Gerd Niebaum versuchte ihn prompt für die nächste Saison weiter zu verpflichten. Doch Lattek lehnte ab. Die Mannschaft verschaffte ihm bei Hertha BSC (3:0) sogar noch einen würdigen Abschied von der Bundesliga-Bühne, dann legte sich die Aufregung in Dortmund wieder. Dass sein Lehrling Sammer den Job übernahm, war für die Medien nicht annähernd so interessant wie das Comeback des alten Meisters.

Weil das Modell Lattek so gut fruchtete, versuchten in der Folge etliche Vereine in Abstiegsnot erfahrene Haudegen als Retter einzusetzen. So kamen Hans Meyer, Rolf Schafstall oder Friedhelm Funkel im Rentenalter noch zu Bundesliga-Ehren. 2012 versuchte auch der da schon 73jährige Otto Rehhagel, Udo Latteks ewiger Rivale, sein Glück.
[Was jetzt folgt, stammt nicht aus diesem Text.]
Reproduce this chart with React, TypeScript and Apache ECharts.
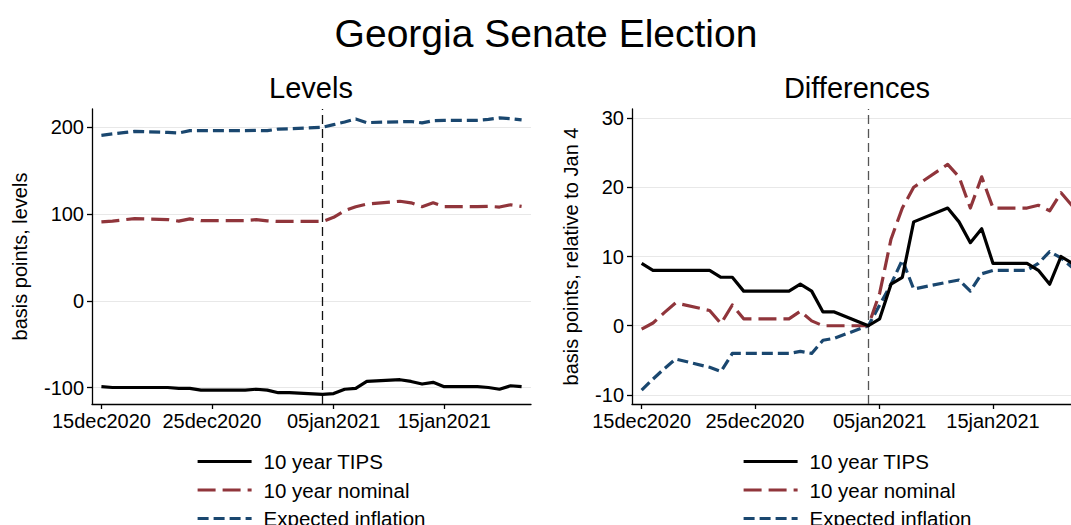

Er fand es nicht.

  • Fun Fact 1: Als BVB-Präsident Niebaum nach der Einigung mit Lattek in seinen fabrikneuen Mercedes stieg, rief der Trainer ihm nach: "Wir sind uns ja quasi einig über die Finanzen. Aber so einen Wagen hätte ich auch gerne." Niebaums Konter: "Du blöder Hund. Aber gut, du bekommst einen." Lattek hat ihn aber nie gefahren – zu lange Lieferzeit. Also hat er ihn sich auszahlen lassen.
  • Fun Fact 2: Seine Lehrzeit beim Oldie machte sich für Matthias Sammer bezahlt. 2002 führte er Borussia mit 34 Jahren zum Titel und ist noch immer der jüngste Meistertrainer der Bundesliga-Historie.